Fire danger across the Panhandle is stemming from a lack of moisture but experts say it's been months in the making.

The National Weather Service determines high fire danger by analyzing several current weather conditions.

But the extreme conditions we are seeing right now, started before Halloween.

Past three days, grass fires have been constant in the Panhandle.

And meteorologist say a lack of moisture in the air is fueling these flames.

"Especially when it's this dry, plus with the wind especially, it really does take the moisture out of the plants, and the grasses and the soil too as well," said Forecaster-in-charge at the National Weather Service, Lance Goehring.

The fire danger started months ago.

Since October 22nd, Amarillo has received less than a quarter inch of rain.

And the weather service says the outlook for either rain or snow, doesn't look bright.
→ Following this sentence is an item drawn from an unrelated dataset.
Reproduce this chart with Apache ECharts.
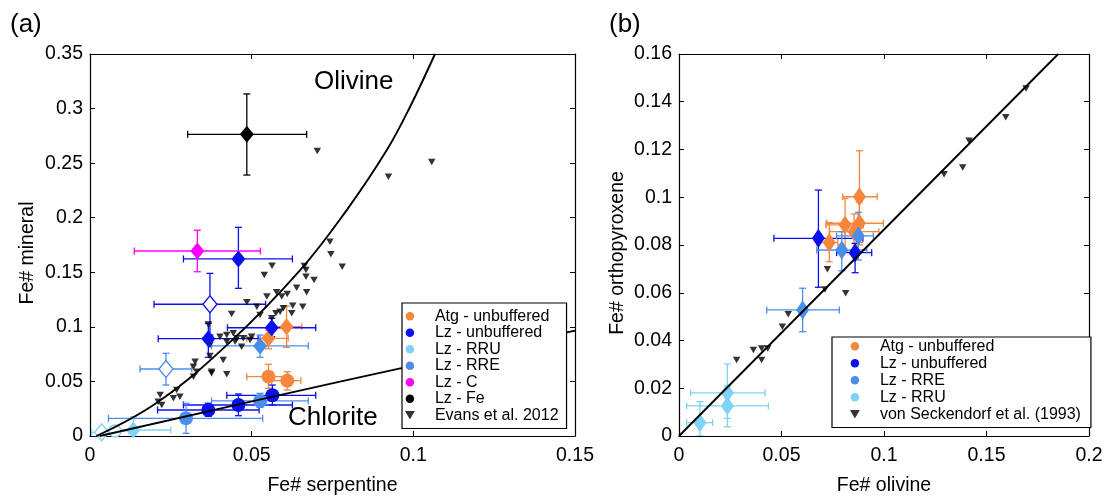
<!DOCTYPE html>
<html><head><meta charset="utf-8">
<script src="https://cdn.jsdelivr.net/npm/echarts@6/dist/echarts.min.js"></script>
<style>html,body{margin:0;padding:0;background:#fff}#c{width:1108px;height:497px}</style>
</head><body><div id="c"></div>
<script>
// ---------- tick values ----------
const xTicksA = [0, 0.05, 0.1, 0.15];
const yTicksA = [0, 0.05, 0.1, 0.15, 0.2, 0.25, 0.3, 0.35];
const xTicksB = [0, 0.05, 0.1, 0.15, 0.2];
const yTicksB = [0, 0.02, 0.04, 0.06, 0.08, 0.1, 0.12, 0.14, 0.16];

// ---------- panel (a): [x, y, xLow, xHigh, yLow, yHigh] ----------
const atgDiamondsA = [[0.0608,0.1002,0.0567,0.0655,0.0812,0.1191],[0.0552,0.0895,0.0485,0.0613,0.080,0.097]];
const atgCirclesA = [[0.0552,0.0544,0.0485,0.0613,0.0437,0.0657],[0.061,0.0507,0.0562,0.0652,0.0421,0.0589]];
const lzUnbufDiamondsA = [[0.0459,0.1622,0.0289,0.0626,0.1353,0.1912],[0.0366,0.0892,0.0211,0.052,0.0721,0.1032],[0.0562,0.0992,0.0425,0.0698,0.091,0.1078]];
const lzUnbufOpenA = [[0.0371,0.1207,0.0198,0.0543,0.0925,0.149]];
const lzUnbufCirclesA = [[0.0564,0.0373,0.0423,0.0698,0.0284,0.0467],[0.0459,0.0284,0.0289,0.0626,0.0186,0.0385],[0.0366,0.0238,0.0209,0.0523,0.018,0.030]];
const rreDiamondsA = [[0.0526,0.0825,0.0376,0.0675,0.0721,0.0925]];
const rreOpenA = [[0.0235,0.0614,0.0155,0.0315,0.0467,0.0758]];
const rreCirclesA = [[0.0526,0.0321,0.0376,0.0675,0.0263,0.0391],[0.0297,0.0162,0.0057,0.0534,0.0025,0.030]];
const rruDiamondsA = [[0.0134,0.0055,0.003,0.025,0,0.0177]];
const rruOpenDiamondsA = [[0.0036,0.0034,0.0005,0.0075,0,0.008]];
const rruOpenCirclesA = [[0.0077,0.0046,0.004,0.012,0.001,0.008]];
const lzCDiamondsA = [[0.0332,0.1695,0.0137,0.0527,0.1505,0.1885]];
const lzFeDiamondsA = [[0.0485,0.2764,0.0302,0.067,0.2391,0.3134]];
const evansA = [[0.1057,0.251],[0.0923,0.2376],[0.0703,0.2611],[0.0742,0.178],[0.0745,0.1665],[0.078,0.1551],[0.0663,0.1558],[0.0668,0.146],[0.0693,0.1429],[0.0563,0.156],[0.0539,0.1475],[0.0639,0.1359],[0.067,0.1317],[0.0577,0.1317],[0.061,0.1301],[0.0593,0.1277],[0.0547,0.1277],[0.0485,0.1225],[0.0516,0.1185],[0.0627,0.1194],[0.0658,0.1185],[0.0588,0.1139],[0.0624,0.1124],[0.0575,0.1124],[0.0526,0.1109],[0.0438,0.1118],[0.0562,0.1078],[0.0366,0.1022],[0.0598,0.117],[0.0402,0.091],[0.0423,0.0925],[0.0443,0.0941],[0.0454,0.0895],[0.0474,0.0895],[0.05,0.091],[0.0423,0.0864],[0.0449,0.0864],[0.0469,0.0818],[0.0371,0.0834],[0.0412,0.0696],[0.0325,0.0681],[0.032,0.0635],[0.033,0.0589],[0.0376,0.0589],[0.0371,0.0733],[0.0268,0.0421],[0.0278,0.036],[0.0258,0.0345],[0.0217,0.0376],[0.0211,0.0314],[0.0222,0.0284],[0.0495,0.088],[0.0668,0.152],[0.0423,0.0565],[0.0376,0.0574],[0.032,0.0544]];
const olivineCurve = [[0.002,0],[0.0211,0.0314],[0.0433,0.086],[0.065,0.152],[0.0794,0.207],[0.0918,0.262],[0.099,0.3017],[0.1067,0.35]];
const chloriteCurve = [[0.003,0],[0.0773,0.0498],[0.15,0.0965]];

// ---------- panel (b) ----------
const atgB = [[0.088,0.1002,0.0799,0.0967,0.081,0.1195],[0.081,0.0884,0.0717,0.0899,0.0775,0.0995],[0.088,0.0891,0.072,0.0997,0.080,0.098],[0.0854,0.0856,0.0735,0.0975,0.078,0.093],[0.0733,0.081,0.0672,0.0775,0.073,0.0894]];
const lzUnbufB = [[0.068,0.0828,0.0463,0.0897,0.0623,0.103],[0.0859,0.0768,0.0769,0.094,0.0684,0.0807]];
const rreB = [[0.0794,0.0779,0.0672,0.0916,0.0692,0.0856],[0.0875,0.0838,0.0769,0.0948,0.0737,0.0937],[0.0603,0.0528,0.0428,0.0782,0.0437,0.0619]];
const rruB = [[0.0236,0.0181,0.0057,0.042,0.0074,0.0302],[0.0236,0.0126,0.0037,0.0436,0.0039,0.0209],[0.0102,0.0056,0.0037,0.0164,0,0.0144]];
const seckendorfB = [[0.1693,0.1456],[0.1594,0.1335],[0.1415,0.1237],[0.1384,0.1125],[0.1293,0.1096],[0.0724,0.0698],[0.0712,0.0614],[0.0813,0.0598],[0.0533,0.051],[0.0504,0.0458],[0.0363,0.036],[0.0403,0.0367],[0.0433,0.0367],[0.0403,0.0318],[0.0281,0.0318]];
const fitLineB = [[0,0],[0.185,0.16]];

// ---------- styling ----------
const FONT = '"Liberation Sans", Arial, Helvetica, sans-serif';
const C = {atg:'#f5873d', lz:'#0a10f2', rru:'#7fd3f7', rre:'#4a8eea', c:'#ff00ff', fe:'#000000'};
const TRI = 'path://M0,0L10,0L5,8.66Z';

function axisPair(pos, gridIndex, ticks) {
  return {
    type:'value', gridIndex, position: pos,
    min: ticks[0], max: ticks[ticks.length-1], interval: ticks[1]-ticks[0],
    splitLine:{show:false},
    axisLine:{show:true, onZero:false, lineStyle:{color:'#000', width:1.2}},
    axisTick:{show:true, inside:true, length:5, lineStyle:{color:'#000', width:1}},
    axisLabel:{show:false}
  };
}
function mainAxis(pos, gridIndex, ticks, name, nameGap, isX) {
  const a = axisPair(pos, gridIndex, ticks);
  a.axisLabel = {show:true, fontSize:19.5, fontFamily:FONT, color:'#000', margin: isX ? 10 : 7,
    showMinLabel:true, showMaxLabel:true, formatter: v => String(+v.toFixed(4))};
  a.name = name; a.nameLocation = 'middle'; a.nameGap = nameGap;
  a.nameTextStyle = {fontSize:19.5, fontFamily:FONT, color:'#000', padding: isX ? 0 : [0, 16, 0, 0]};
  return a;
}

function errSeries(name, data, color, xi, yi) {
  return {
    type:'custom', name, xAxisIndex:xi, yAxisIndex:yi, silent:true, clip:true,
    dimensions:['x','y','xl','xh','yl','yh'], encode:{x:0, y:1},
    data,
    renderItem(params, api) {
      const x = api.value(0), y = api.value(1);
      const L = api.coord([api.value(2), y]), R = api.coord([api.value(3), y]);
      const B = api.coord([x, api.value(4)]), T = api.coord([x, api.value(5)]);
      const h = 3.5, st = {stroke:color, lineWidth:1.3, fill:null};
      const ln = (x1,y1,x2,y2) => ({type:'line', shape:{x1,y1,x2,y2}, style:st});
      return {type:'group', children:[
        ln(L[0],L[1],R[0],R[1]), ln(L[0],L[1]-h,L[0],L[1]+h), ln(R[0],R[1]-h,R[0],R[1]+h),
        ln(B[0],B[1],T[0],T[1]), ln(B[0]-h,B[1],B[0]+h,B[1]), ln(T[0]-h,T[1],T[0]+h,T[1])
      ]};
    }
  };
}
function markSeries(name, data, color, symbol, size, xi, yi, open) {
  return {
    type:'scatter', name, xAxisIndex:xi, yAxisIndex:yi, symbol, symbolSize:size,
    data: data.map(r => [r[0], r[1]]),
    itemStyle: open ? {color:'#fff', borderColor:color, borderWidth:1.4, opacity:1}
                    : {color, borderWidth:0, opacity:1},
    emphasis:{disabled:true}
  };
}
function group(name, data, color, symbol, size, xi, yi, open) {
  return [errSeries(name + ' err', data, color, xi, yi), markSeries(name, data, color, symbol, size, xi, yi, open)];
}

const DA = [14,17], DB = [13,19], TS = [7.5,6.5];
const series = [
  // panel (a)
  {type:'line', name:'olivine', xAxisIndex:0, yAxisIndex:0, data:olivineCurve, smooth:0.4, showSymbol:false, symbol:'none', lineStyle:{color:'#000', width:1.9}, silent:true, clip:true},
  {type:'line', name:'chlorite', xAxisIndex:0, yAxisIndex:0, data:chloriteCurve, smooth:0.4, showSymbol:false, symbol:'none', lineStyle:{color:'#000', width:1.9}, silent:true, clip:true},
  {type:'scatter', name:'Evans et al. 2012', xAxisIndex:0, yAxisIndex:0, symbol:TRI, symbolSize:TS, data:evansA, itemStyle:{color:'#000'}},
  ...group('Atg - unbuffered', atgDiamondsA, C.atg, 'diamond', DA, 0, 0),
  ...group('Atg - unbuffered c', atgCirclesA, C.atg, 'circle', 14, 0, 0),
  ...group('Lz - unbuffered', lzUnbufDiamondsA, C.lz, 'diamond', DA, 0, 0),
  ...group('Lz - unbuffered o', lzUnbufOpenA, C.lz, 'diamond', DA, 0, 0, true),
  ...group('Lz - unbuffered c', lzUnbufCirclesA, C.lz, 'circle', 14, 0, 0),
  ...group('Lz - RRE', rreDiamondsA, C.rre, 'diamond', DA, 0, 0),
  ...group('Lz - RRE o', rreOpenA, C.rre, 'diamond', DA, 0, 0, true),
  ...group('Lz - RRE c', rreCirclesA, C.rre, 'circle', 14, 0, 0),
  ...group('Lz - RRU', rruDiamondsA, C.rru, 'diamond', DA, 0, 0),
  ...group('Lz - RRU o', rruOpenDiamondsA, C.rru, 'diamond', DA, 0, 0, true),
  ...group('Lz - RRU oc', rruOpenCirclesA, C.rru, 'circle', 12, 0, 0, true),
  ...group('Lz - C', lzCDiamondsA, C.c, 'diamond', DA, 0, 0),
  ...group('Lz - Fe', lzFeDiamondsA, C.fe, 'diamond', DA, 0, 0),
  // panel (b)
  {type:'line', name:'fit', xAxisIndex:2, yAxisIndex:2, data:fitLineB, showSymbol:false, symbol:'none', lineStyle:{color:'#000', width:1.9}, silent:true, clip:true},
  {type:'scatter', name:'von Seckendorf et al. (1993)', xAxisIndex:2, yAxisIndex:2, symbol:TRI, symbolSize:TS, data:seckendorfB, itemStyle:{color:'#000'}},
  ...group('Atg - unbuffered b', atgB, C.atg, 'diamond', DB, 2, 2),
  ...group('Lz - unbuffered b', lzUnbufB, C.lz, 'diamond', DB, 2, 2),
  ...group('Lz - RRE b', rreB, C.rre, 'diamond', DB, 2, 2),
  ...group('Lz - RRU b', rruB, C.rru, 'diamond', DB, 2, 2)
];

function legendBox(items, left, top, padding, gap) {
  return {
    show:true, orient:'vertical', left, top, padding, itemGap:gap, itemWidth:10, itemHeight:8.5,
    selectedMode:false, backgroundColor:'#fff', borderColor:'#000', borderWidth:1.2, borderRadius:0, z:20,
    formatter: n => '{p|}' + n,
    textStyle:{fontSize:16, fontFamily:FONT, color:'#000', lineHeight:16.5, rich:{p:{width:15}}},
    data: items.map(it => ({name:it[0], icon:it[1], itemStyle:{color:it[2], borderWidth:0}}))
  };
}

const option = {
  animation:false,
  backgroundColor:'#fff',
  textStyle:{fontFamily:FONT},
  grid:[
    {left:90, top:54, width:485, height:382, outerBoundsMode:'none', containLabel:false},
    {left:679, top:54, width:410, height:382, outerBoundsMode:'none', containLabel:false}
  ],
  xAxis:[
    mainAxis('bottom', 0, xTicksA, 'Fe# serpentine', 40, true),
    axisPair('top', 0, xTicksA),
    mainAxis('bottom', 1, xTicksB, 'Fe# olivine', 40, true),
    axisPair('top', 1, xTicksB)
  ],
  yAxis:[
    mainAxis('left', 0, yTicksA, 'Fe# mineral', 52, false),
    axisPair('right', 0, yTicksA),
    mainAxis('left', 1, yTicksB, 'Fe# orthopyroxene', 51, false),
    axisPair('right', 1, yTicksB)
  ],
  legend:[
    legendBox([['Atg - unbuffered','circle',C.atg],['Lz - unbuffered','circle',C.lz],['Lz - RRU','circle',C.rru],['Lz - RRE','circle',C.rre],['Lz - C','circle',C.c],['Lz - Fe','circle',C.fe],['Evans et al. 2012',TRI,'#000']], 402, 303, [5,8,5,3], 0),
    legendBox([['Atg - unbuffered','circle',C.atg],['Lz - unbuffered','circle',C.lz],['Lz - RRE','circle',C.rre],['Lz - RRU','circle',C.rru],['von Seckendorf et al. (1993)',TRI,'#000']], 832, 337, [1,10,5,18], 0.5)
  ],
  graphic:[
    {type:'text', left:10, top:12, style:{text:'(a)', fontSize:26, fontFamily:FONT, fill:'#000'}},
    {type:'text', left:609, top:12, style:{text:'(b)', fontSize:26, fontFamily:FONT, fill:'#000'}},
    {type:'text', left:314, top:69, style:{text:'Olivine', fontSize:26, fontFamily:FONT, fill:'#000'}},
    {type:'text', left:288, top:405, style:{text:'Chlorite', fontSize:26, fontFamily:FONT, fill:'#000'}}
  ],
  series
};
const chart = echarts.init(document.getElementById('c'), null, {renderer:'canvas'});
chart.setOption(option);
</script>
</body></html>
"I don't think there will be much with that. It doesn't look like it. If there is anything it will be very very light. We're not expecting much for the next couple weeks, the way things are looking," said Goehring.

So while there's no rain expected in the foreseeable future.

At least Tuesday isn't expected to be as intense as Monday.

The weather service says a red flag warning is not likely.

But a fire danger statement could last for the next few days.

Several counties say they will soon consider putting burn bans back in place.

As of right now, six panhandle counties do have active burn bans.